# [What you have to do]
Lines holding the string "matplotlib" are the ones to copy; find them all in the data.

■ ■ ■

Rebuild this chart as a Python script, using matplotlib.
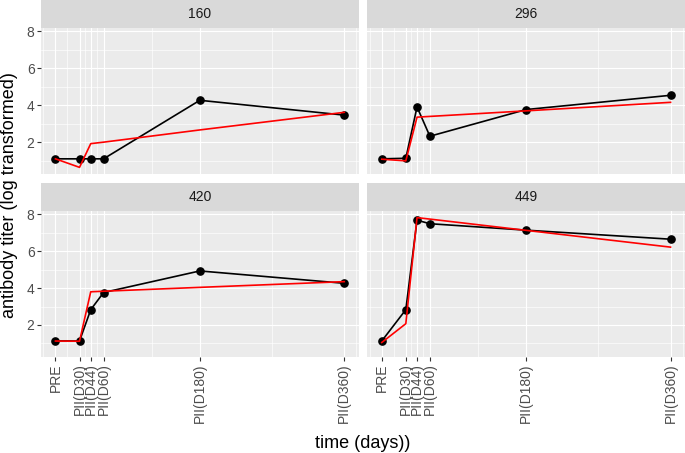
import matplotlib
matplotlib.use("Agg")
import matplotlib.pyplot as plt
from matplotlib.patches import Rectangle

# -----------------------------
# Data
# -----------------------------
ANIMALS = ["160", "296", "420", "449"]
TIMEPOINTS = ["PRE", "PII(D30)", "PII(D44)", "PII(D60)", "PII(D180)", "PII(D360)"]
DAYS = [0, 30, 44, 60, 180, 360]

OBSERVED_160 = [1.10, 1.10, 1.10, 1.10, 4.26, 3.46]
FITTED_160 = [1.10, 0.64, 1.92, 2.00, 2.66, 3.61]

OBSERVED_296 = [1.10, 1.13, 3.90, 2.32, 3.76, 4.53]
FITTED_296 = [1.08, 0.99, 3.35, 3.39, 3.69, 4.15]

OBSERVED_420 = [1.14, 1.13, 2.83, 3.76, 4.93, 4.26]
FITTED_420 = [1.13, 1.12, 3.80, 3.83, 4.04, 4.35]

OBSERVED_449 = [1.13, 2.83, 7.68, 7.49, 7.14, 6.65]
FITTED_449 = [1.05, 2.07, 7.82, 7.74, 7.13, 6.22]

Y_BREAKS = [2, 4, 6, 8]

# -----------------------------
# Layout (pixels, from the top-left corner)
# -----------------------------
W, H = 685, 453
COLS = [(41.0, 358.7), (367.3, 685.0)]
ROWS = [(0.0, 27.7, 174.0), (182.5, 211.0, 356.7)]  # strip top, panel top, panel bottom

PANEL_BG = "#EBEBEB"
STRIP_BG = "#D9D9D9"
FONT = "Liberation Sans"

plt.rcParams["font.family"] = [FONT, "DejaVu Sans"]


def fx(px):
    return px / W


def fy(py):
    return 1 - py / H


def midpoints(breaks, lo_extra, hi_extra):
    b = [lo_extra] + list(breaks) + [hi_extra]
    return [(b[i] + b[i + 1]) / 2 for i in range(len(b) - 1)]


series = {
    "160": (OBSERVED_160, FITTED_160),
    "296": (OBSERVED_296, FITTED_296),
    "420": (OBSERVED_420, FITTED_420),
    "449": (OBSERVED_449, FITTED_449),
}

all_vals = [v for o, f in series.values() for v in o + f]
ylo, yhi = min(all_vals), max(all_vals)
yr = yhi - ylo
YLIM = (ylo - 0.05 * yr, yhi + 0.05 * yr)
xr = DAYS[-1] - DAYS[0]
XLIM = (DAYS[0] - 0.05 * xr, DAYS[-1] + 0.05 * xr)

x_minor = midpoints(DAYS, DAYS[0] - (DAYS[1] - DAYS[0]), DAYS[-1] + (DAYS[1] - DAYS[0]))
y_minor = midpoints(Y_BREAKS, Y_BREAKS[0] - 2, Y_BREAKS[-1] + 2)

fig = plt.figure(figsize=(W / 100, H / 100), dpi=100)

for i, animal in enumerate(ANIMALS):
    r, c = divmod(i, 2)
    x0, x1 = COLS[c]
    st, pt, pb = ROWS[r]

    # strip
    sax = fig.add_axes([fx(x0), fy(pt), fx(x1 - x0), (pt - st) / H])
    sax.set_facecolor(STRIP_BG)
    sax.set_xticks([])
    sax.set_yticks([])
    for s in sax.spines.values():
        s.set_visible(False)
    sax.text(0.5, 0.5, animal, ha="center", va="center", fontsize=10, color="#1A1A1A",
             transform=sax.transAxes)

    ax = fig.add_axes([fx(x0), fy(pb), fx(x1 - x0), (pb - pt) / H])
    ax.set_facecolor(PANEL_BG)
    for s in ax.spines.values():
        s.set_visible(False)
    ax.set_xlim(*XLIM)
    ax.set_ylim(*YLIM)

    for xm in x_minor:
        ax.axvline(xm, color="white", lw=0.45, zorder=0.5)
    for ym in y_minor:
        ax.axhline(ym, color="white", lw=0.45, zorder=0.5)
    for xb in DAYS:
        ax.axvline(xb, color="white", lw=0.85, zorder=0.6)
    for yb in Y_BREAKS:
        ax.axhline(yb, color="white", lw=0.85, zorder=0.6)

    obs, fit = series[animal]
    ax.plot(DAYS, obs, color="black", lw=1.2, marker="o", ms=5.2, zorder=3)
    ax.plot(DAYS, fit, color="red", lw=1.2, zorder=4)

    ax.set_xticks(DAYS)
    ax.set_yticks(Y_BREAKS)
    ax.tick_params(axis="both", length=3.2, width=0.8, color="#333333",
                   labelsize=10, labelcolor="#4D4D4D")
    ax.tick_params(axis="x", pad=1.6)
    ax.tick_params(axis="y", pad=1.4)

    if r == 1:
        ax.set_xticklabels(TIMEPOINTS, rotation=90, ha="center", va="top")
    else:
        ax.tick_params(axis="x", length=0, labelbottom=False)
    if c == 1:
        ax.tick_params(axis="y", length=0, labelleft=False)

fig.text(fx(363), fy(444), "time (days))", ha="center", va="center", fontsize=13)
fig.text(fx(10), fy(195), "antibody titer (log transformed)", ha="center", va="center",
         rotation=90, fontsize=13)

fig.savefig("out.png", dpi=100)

■ ■ ■

# [Final result]
Rebuild this chart as a Python script, using matplotlib.
import matplotlib
matplotlib.use("Agg")
import matplotlib.pyplot as plt
from matplotlib.patches import Rectangle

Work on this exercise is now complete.